Package: debian-installer
Severity: wishlist
Control: affects -1 + plymouth grub-installer systemd-boot-installer
Tags: d-i forky sid
X-Debbugs-Cc: debian-desk...@lists.debian.org

Prompted by a user question on IRC about whether/when Debian will 
"include a boot screen like ubuntu" (which it already does):

At the moment we have a nice plymouth theme for booting without a 
wall-of-text UX, and it's installed automatically by desktop 
environments (I tested GNOME, but probably all of them have it via 
desktop-base), but a typical installation from d-i is missing the final 
steps to activate it:

- edit /etc/default/grub adding "splash" to GRUB_CMDLINE_LINUX_DEFAULT
- sudo update-grub
- reboot

It seems a shame that non-technical users don't get to see this "pretty" 
boot UX without having to do steps that they won't know about.

On desktop/laptop-class systems, before installing grub, I think it 
could make sense for debian-installer to add the "splash" option to 
GRUB_CMDLINE_LINUX_DEFAULT (that would currently mean its complete value 
is "quiet splash"). This is the setup I use on all of my non-server 
systems and it works well.

Similarly systemd-boot-installer could put "splash" in whatever is the 
right place for it (/etc/kernel/cmdline, I think).

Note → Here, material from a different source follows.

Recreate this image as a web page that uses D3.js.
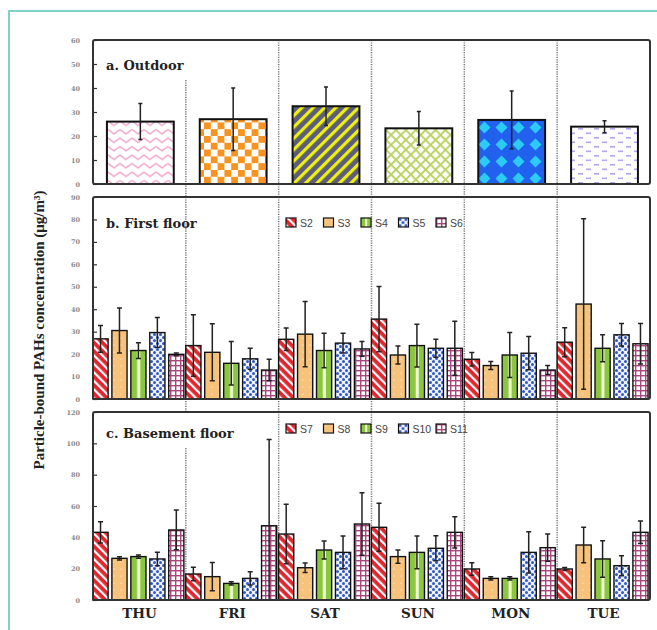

For server-class and embedded systems, I think ideally we would stick to 
text-mode boot, to be nicer to people with iLO or serial consoles or 
similar. Perhaps d-i could determine this by the presence or absence of 
the desktop-base package on the target system, or some similar factor?

I think the non-DEFAULT boot mode in grub ("recovery mode") should 
continue to have neither "splash" nor "quiet", for easier debugging. I 
don't know whether systemd-boot has an equivalent.

I know this request is too late for trixie, so I've tagged it as forky.